Synchronizing audio thread with the main thread

Wasm Audio Worklets API builds on top of the Emscripten Wasm Workers feature. This means that the Wasm Audio Worklet thread is modeled as if it was a Wasm Worker thread.

To synchronize information between an Audio Worklet Node and other threads in the application, there are three options:

  1. Leverage the Web Audio “AudioParams” model. Each Audio Worklet Processor type is instantiated with a custom defined set of audio parameters that can affect the audio computation at sample precise accuracy. These parameters are passed in the params array into the audio processing function.

    The main browser thread that created the Web Audio context can adjust the values of these parameters whenever desired. See MDN function: setValueAtTime.

  2. Data can be shared with the Audio Worklet thread using GCC/Clang lock-free atomics operations, Emscripten atomics operations and the Wasm Worker API thread synchronization primitives. See WASM_WORKERS for more information.

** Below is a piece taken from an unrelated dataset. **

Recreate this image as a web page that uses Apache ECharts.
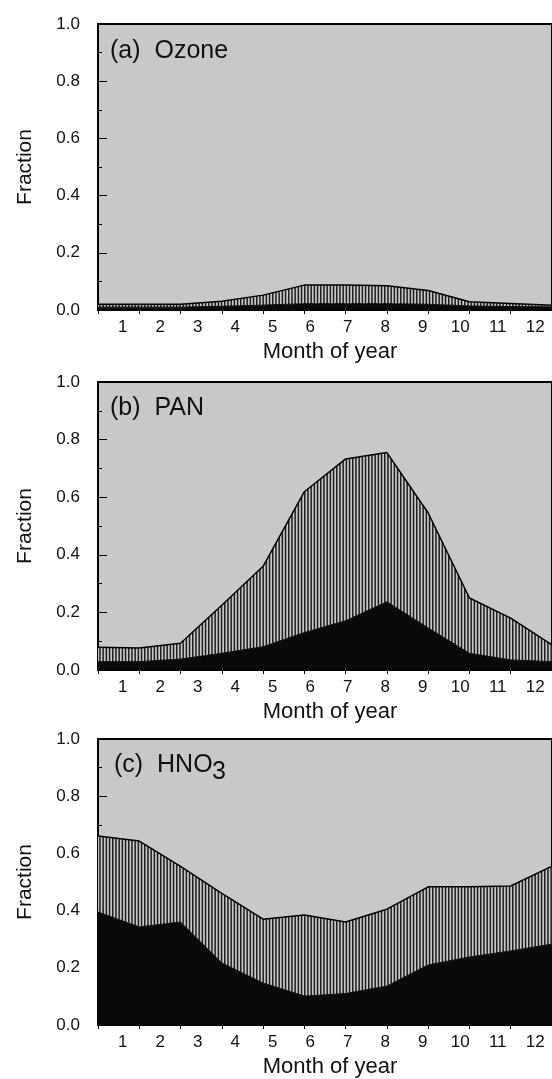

  3. Utilize the emscripten_audio_worklet_post_function_*() family of event passing functions. These functions operate similar to the emscripten_wasm_worker_post_function_*() functions. They enable a postMessage() style of communication, where the audio worklet thread and the main browser thread can send messages (function call dispatches) to each other.

More Examples

See the directory tests/webaudio/ for more code examples on Web Audio API and Wasm AudioWorklets.